Sure, you can cut both heat applied and sign vinyl with the Cricut. We have one here for testing and found it very easy to work with, and we were able to successfully cut all the vinyls that we carry.


----------



## CocoVee (Apr 18, 2010)

etgser said:


> My girlfriend is gonna get one for her scrapbooking hobby .. And I was wondering if anyone has used it to cut heat transfers??? Thanks


I am so happy someone asked this question because I have considered this. Thank You


----------



## BlsdXs2 (May 8, 2010)

I cut both decal vinyl as well as heat press vinyl from my Cricut until I got my Big Girl Vinyl Express. Hee Hee. You will need Inkscape which you can down load for free. Just do a search for it. You will also need SCAL software. (SCAL= Sure Cuts A Lot). It's about $75 bucks and you can also purchase that on the internet. SCAL is needed in order to cut any of your own designs. Otherwise you are limited to the Cricut cartridges. 
Here's how it goes:
1) Create something in CorelDraw X4. (That's what I use)
2) Export the image and save as a JPEG file
3) Open Inkscape
4) Open Image
5) Locate file (usually it was saved in your photos file)
6) Resize the image into the box that is displayed within Inkscape (VERY IMPORTANT!)
7) Click on the resized image so the arrows appear around it
8) From the menu bar, click PATH
9) Trace Bitmap
10) Update
11) Click OK
12) FILE
13) SAVE AS and change file extension from a .JPEG to .SVG
14) Open SCAL
15) Ind import .SVG file and cut. 

It may seem like a lot, but it's really not once you do it a few times. Oh and for the setting on my CRICUT, I have the SPEED and PRESSURE on MEDIUM. The blade is on 4.

HTH, 
Kimberly


----------



## CocoVee (Apr 18, 2010)

BlsdXs2 said:


> I cut both decal vinyl as well as heat press vinyl from my Cricut until I got my Big Girl Vinyl Express. Hee Hee. You will need Inkscape which you can down load for free. Just do a search for it. You will also need SCAL software. (SCAL= Sure Cuts A Lot). It's about $75 bucks and you can also purchase that on the internet. SCAL is needed in order to cut any of your own designs.
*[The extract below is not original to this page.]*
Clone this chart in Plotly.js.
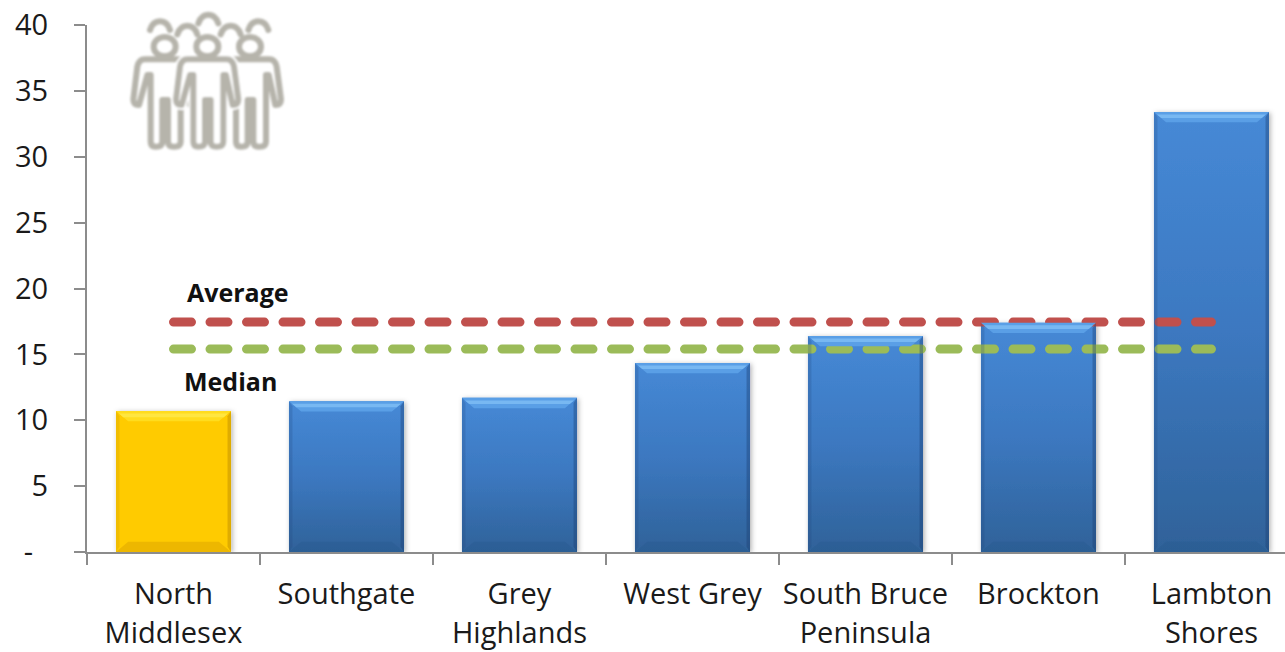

Otherwise you are limited to the Cricut cartridges.
> Here's how it goes:
> 1) Create something in CorelDraw X4. (That's what I use)
> 2) Export the image and save as a JPEG file
> ...


Thank You Kimberly, I am going to have to use the CRICUT until I can get my big girl cutter. This is very helpful information.


----------



## etgser (Feb 19, 2009)

Anybody use it to cut transfer paper like opaque? Jpss? Sweet! I'm gonna convince my girlfriend to buy it for sure now! Lol


----------



## BlsdXs2 (May 8, 2010)

I'm sure you can. It'll cut anything. Oh, I forgot to mention I use the regular blade, not the blue heavy duty one. Plus, in order for SCAL to work, you have to have a Cricut cartridge in place for it to work. So, make sure you buy your girlfriend HER machine, get the package deal. It comes with a cartridge, cutting mat, and even the tool kit which is perfect for weeding!


----------



## Nick Horvath (Feb 26, 2010)

etgser said:


> Anybody use it to cut transfer paper like opaque? Jpss? Sweet! I'm gonna convince my girlfriend to buy it for sure now! Lol


I doubt it, because there is no optic eye on the Cricut machines.


----------